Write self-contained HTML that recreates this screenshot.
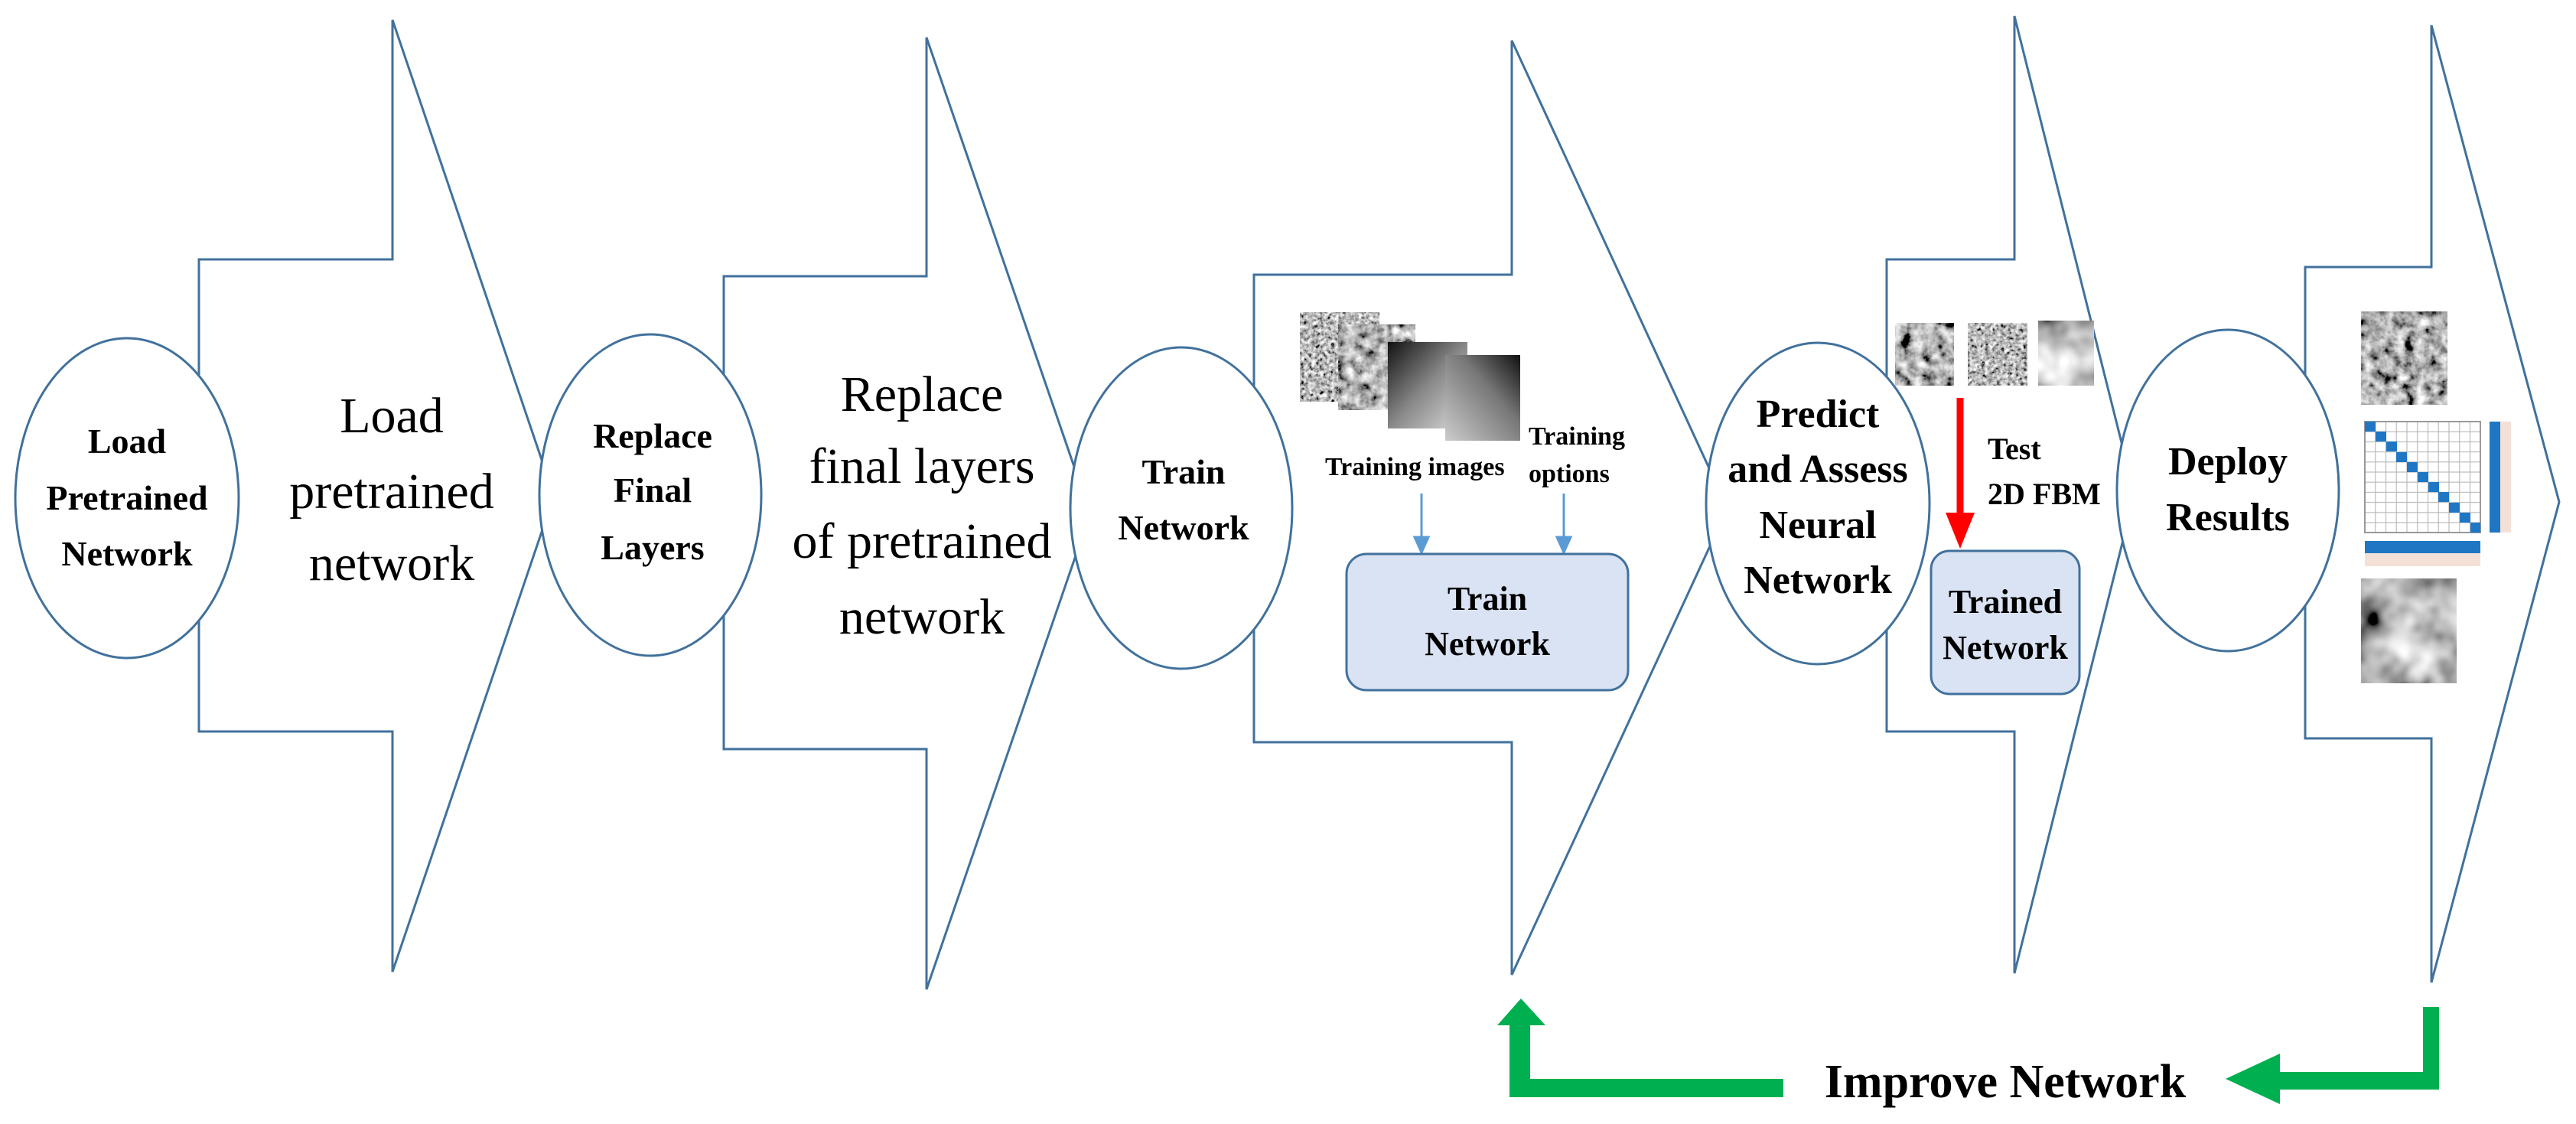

* * *

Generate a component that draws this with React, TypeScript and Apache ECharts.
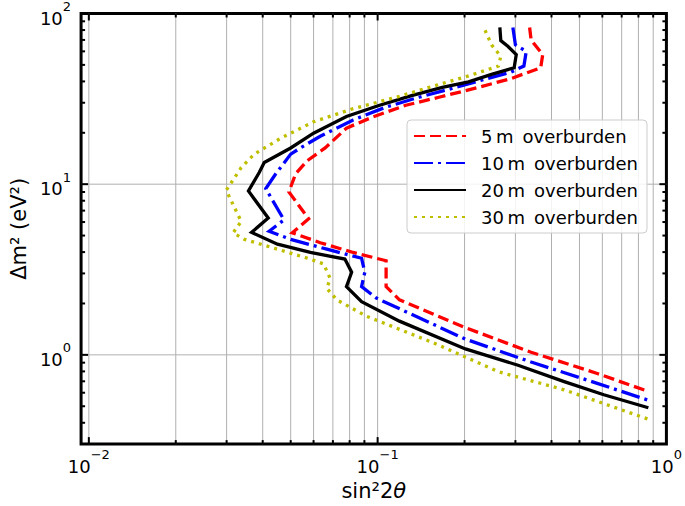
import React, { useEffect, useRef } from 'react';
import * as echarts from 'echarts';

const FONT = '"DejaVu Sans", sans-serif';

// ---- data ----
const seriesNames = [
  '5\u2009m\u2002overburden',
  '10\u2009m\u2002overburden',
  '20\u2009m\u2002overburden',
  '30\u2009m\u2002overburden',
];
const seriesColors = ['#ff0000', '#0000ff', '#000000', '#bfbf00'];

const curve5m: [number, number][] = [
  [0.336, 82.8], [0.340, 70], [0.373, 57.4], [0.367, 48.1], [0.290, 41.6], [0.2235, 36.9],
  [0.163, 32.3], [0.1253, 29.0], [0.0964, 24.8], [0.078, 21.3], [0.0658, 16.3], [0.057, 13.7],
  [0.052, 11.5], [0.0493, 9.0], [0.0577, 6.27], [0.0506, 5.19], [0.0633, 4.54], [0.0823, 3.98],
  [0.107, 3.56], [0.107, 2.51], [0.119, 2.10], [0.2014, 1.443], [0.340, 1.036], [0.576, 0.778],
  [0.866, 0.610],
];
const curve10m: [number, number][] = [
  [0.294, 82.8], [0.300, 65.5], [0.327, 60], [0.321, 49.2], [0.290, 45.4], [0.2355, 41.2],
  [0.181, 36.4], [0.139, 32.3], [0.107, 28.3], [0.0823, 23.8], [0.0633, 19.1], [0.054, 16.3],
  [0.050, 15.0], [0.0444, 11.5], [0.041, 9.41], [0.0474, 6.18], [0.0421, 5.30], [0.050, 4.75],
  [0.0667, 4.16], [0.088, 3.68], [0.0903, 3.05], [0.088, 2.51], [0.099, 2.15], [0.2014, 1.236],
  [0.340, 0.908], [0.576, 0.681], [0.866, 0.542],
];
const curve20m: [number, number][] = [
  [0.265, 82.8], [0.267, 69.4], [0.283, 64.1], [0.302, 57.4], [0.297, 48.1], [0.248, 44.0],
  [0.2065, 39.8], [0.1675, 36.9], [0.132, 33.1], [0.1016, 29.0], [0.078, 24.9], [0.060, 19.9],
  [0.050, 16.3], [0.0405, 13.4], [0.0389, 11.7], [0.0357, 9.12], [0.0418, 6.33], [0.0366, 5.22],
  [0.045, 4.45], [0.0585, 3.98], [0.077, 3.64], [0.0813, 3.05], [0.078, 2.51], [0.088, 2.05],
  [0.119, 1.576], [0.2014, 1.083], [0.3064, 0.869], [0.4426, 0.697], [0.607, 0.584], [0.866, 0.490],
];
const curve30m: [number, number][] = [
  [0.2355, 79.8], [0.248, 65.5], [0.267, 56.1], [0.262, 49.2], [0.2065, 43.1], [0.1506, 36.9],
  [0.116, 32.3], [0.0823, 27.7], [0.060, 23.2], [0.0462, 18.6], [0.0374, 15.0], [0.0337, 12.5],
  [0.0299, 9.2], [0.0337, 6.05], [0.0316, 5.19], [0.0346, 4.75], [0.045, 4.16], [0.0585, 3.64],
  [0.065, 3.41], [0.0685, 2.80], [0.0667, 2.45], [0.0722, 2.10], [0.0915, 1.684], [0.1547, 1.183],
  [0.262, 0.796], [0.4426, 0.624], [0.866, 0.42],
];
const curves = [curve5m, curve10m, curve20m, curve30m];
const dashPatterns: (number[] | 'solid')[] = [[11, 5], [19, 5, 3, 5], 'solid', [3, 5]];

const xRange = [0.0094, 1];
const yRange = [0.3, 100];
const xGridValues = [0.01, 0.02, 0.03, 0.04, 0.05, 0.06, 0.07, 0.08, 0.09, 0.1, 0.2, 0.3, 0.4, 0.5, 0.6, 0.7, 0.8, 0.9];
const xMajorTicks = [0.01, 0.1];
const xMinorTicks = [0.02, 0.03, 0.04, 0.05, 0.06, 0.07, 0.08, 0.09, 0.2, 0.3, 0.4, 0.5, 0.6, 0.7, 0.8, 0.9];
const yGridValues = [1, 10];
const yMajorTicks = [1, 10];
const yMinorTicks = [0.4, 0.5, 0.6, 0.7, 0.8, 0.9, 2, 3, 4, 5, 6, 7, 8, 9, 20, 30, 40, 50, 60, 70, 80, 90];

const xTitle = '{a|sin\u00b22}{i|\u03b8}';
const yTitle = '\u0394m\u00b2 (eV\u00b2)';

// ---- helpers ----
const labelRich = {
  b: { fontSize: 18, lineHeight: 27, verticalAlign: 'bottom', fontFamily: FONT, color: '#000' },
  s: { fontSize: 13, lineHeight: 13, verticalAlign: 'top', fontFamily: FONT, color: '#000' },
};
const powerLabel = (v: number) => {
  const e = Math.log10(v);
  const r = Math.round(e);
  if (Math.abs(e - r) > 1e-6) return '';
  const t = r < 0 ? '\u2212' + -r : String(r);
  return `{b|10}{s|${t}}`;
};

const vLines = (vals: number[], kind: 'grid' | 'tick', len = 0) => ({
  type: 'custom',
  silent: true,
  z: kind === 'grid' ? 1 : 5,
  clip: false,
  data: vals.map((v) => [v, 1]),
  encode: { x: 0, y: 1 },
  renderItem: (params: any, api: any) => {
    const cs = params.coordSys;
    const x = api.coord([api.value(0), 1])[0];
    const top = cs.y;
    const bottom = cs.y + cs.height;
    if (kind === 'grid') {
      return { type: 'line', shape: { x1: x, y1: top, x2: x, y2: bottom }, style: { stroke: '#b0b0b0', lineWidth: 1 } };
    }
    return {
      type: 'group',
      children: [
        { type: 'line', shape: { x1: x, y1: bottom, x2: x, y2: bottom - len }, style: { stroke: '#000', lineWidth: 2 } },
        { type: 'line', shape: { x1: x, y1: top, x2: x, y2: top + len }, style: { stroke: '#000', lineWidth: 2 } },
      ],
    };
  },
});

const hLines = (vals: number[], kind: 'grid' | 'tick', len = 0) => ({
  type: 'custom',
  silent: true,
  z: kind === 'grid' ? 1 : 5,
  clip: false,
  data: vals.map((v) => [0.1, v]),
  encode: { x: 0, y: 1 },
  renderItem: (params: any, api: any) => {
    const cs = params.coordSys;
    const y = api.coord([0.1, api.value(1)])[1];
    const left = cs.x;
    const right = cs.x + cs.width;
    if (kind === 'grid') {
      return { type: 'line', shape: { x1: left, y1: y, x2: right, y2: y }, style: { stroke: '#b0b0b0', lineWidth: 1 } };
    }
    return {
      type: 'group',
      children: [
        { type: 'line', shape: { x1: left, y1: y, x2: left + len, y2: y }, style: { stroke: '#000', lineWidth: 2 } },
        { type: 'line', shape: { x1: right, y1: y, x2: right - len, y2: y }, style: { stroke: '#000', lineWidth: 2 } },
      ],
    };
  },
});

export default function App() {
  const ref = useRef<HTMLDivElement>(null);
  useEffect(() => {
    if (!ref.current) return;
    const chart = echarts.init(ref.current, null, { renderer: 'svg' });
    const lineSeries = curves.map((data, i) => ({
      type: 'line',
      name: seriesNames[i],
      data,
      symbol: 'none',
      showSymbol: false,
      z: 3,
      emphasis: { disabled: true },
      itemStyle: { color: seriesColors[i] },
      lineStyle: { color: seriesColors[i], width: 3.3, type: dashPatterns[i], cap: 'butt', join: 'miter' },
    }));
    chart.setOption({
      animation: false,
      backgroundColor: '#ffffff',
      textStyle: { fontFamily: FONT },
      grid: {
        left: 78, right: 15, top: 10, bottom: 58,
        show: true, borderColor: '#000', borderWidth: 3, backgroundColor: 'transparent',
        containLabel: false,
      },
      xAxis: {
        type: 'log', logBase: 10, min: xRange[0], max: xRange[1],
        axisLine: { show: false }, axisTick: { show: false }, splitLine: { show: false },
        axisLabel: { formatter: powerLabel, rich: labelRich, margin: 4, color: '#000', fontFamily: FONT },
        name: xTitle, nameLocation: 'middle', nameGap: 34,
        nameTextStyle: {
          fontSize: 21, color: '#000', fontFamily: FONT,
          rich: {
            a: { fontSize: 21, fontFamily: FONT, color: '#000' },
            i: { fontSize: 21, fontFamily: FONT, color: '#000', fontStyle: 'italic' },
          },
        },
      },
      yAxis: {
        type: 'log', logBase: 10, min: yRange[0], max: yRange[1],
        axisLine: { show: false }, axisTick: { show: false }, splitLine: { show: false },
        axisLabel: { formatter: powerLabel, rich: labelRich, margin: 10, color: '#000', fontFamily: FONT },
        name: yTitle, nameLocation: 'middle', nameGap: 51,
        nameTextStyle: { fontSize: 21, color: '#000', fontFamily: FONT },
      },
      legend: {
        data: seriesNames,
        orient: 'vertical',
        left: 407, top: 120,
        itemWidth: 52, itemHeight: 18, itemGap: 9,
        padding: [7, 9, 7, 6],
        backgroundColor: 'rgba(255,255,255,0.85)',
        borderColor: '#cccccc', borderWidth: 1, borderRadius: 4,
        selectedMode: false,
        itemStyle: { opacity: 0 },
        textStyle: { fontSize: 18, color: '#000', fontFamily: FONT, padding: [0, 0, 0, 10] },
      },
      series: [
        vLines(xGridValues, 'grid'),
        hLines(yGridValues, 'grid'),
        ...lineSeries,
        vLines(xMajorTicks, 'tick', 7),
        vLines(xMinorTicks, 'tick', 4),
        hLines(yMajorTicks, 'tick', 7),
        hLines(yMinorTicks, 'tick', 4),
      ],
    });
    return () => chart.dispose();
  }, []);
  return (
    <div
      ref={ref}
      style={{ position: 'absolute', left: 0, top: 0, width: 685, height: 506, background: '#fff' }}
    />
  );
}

Short exercise: Pick every line with "this" in it and copy it.

Exercise solution:
Write self-contained HTML that recreates this screenshot.
Generate a component that draws this with React, TypeScript and Apache ECharts.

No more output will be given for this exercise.